Dear friends, family, blog-friends, and those who stumbled upon this post,
I know it's incredibly dorky to quote Forrest Gump, but heck, sometimes life is like a box of chocolate. If a year ago someone told me we're moving to China, I'd have said "pooh pooh", or simply think you've lost your marbles.
But guess what, folks, you have NOT lost your marbles.
We ARE moving to China.
This May!! (Yes, which is 6 weeks from now!)
For how long?!
Are you insane? Isn't that the hottest time of the year there? Aren't you afraid Eva will get kidnapped/ contract some deadly disease/ fall into a squat toilet? And what are you gonna do with Bryson??
I'll have to admit, this is no small decision; and yes, sometimes I feel that we've gone nuts to pull our little family out of our comfort zone, and embark on this journey full of unknowns across the world.
And to make matters worse, we've thought long and hard (and shed some tears along the way), and made the decision not to take Bryson...
*sniff sniff* It breaks my heart to even think of being without him for that period of time, but with his Addison's, I just don't know if it's worth subjecting him to the stress of this international relo. Compounding with the amount of time he has to spend in quarantine, and the status of his fellow canines in China (I really don't want someone to look at him and visualize dinner), we decided that it's probably better for him to stay put.
(Sorry, Bry Bry... *sniff sniff*) In regards to what we're doing with him, we've spoken with a lot of friends and family members, and thanks to everyone who's offered us help, we're now evaluating the various options. Let us know if you want a free corgi for 3 months (ha ha, remember there's no such thing as free lunch, people).
So, back to the other questions. Well, first of all, I think I should explain why we're going there to begin with.
Some of you may know that I was born and raised in Hong Kong. I came here at 18 to go to college, and one thing led to another, ended up staying here in the States. Even though I'm now thoroughly acculturated (my waistline or the lack of would indicate so), I've always felt a pull to my homeland. And it's not only because it's now the fastest-growing economy in the world, but also, corny as it may sound, I've always felt that some day I'd have something useful to give back.
So when an opportunity at work for a short stint in China came calling, I answered.
Long story short, after many months crossing my fingers, I learned that I got the position in the city of Guangzhou. So where on earth is Guangzhou, you ask? Take a look for yourself:
The red dot indicates that it's in the southern province of Guangdong (or Canton, yes, where Cantonese originates from), and a very short 1.5-hr train ride away from Hong Kong, where my parents and extended family currently live.
Even though I've spent the first 18 years of my life in that part of the world, I'm beginning to realize that there will still be plenty of culture shock and faux pas awaiting me.
For starters, I had my first taste of different social norms today as I was filling out our Chinese visa applications.
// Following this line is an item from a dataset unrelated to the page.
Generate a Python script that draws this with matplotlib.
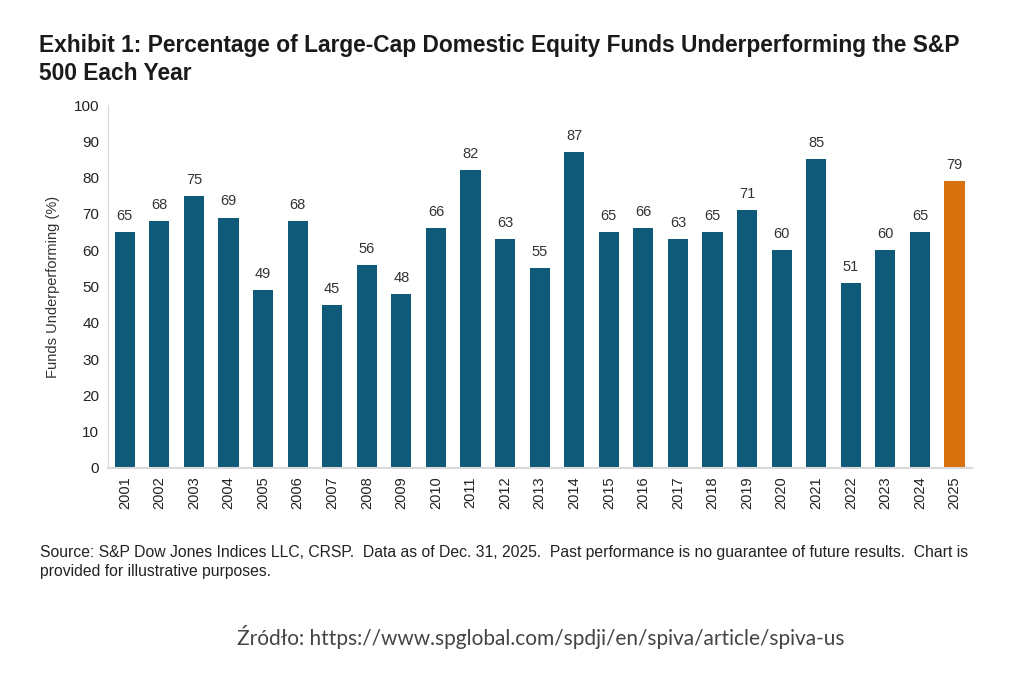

I can get used to calling last name "surnames", I can also understand why you may not want someone with a "serious mental illness" enter your country, but this one got me thinking:
See, he's a stay-at-home dad, the closest ones would be "housewife" or "unemployed". I guess the concept of a househusband is just a bit too avant garde to be included in official documents. Maybe I'll make him a badge that says:
Ask me about it!"
Anyway, I know a lot of you have international travel experiences, and probably have more questions for us (so do we).
So shoot us some questions, I'm sure there are plenty of things we haven't thought of that could result in dire consequences... and we'll thank you some day for saving our lives/ sanity/ wallet.
And I know I promised a post on the lovely quilt in the previous post, that's still coming. In fact, I have so many finished/ semi-finished projects I haven't written about, I've gotta get through that back log before we head to China.
So stay tuned, my friends. In the mean time, 祝君早/午/晚安.
p.s.: thinking of those who lost everything in Japan.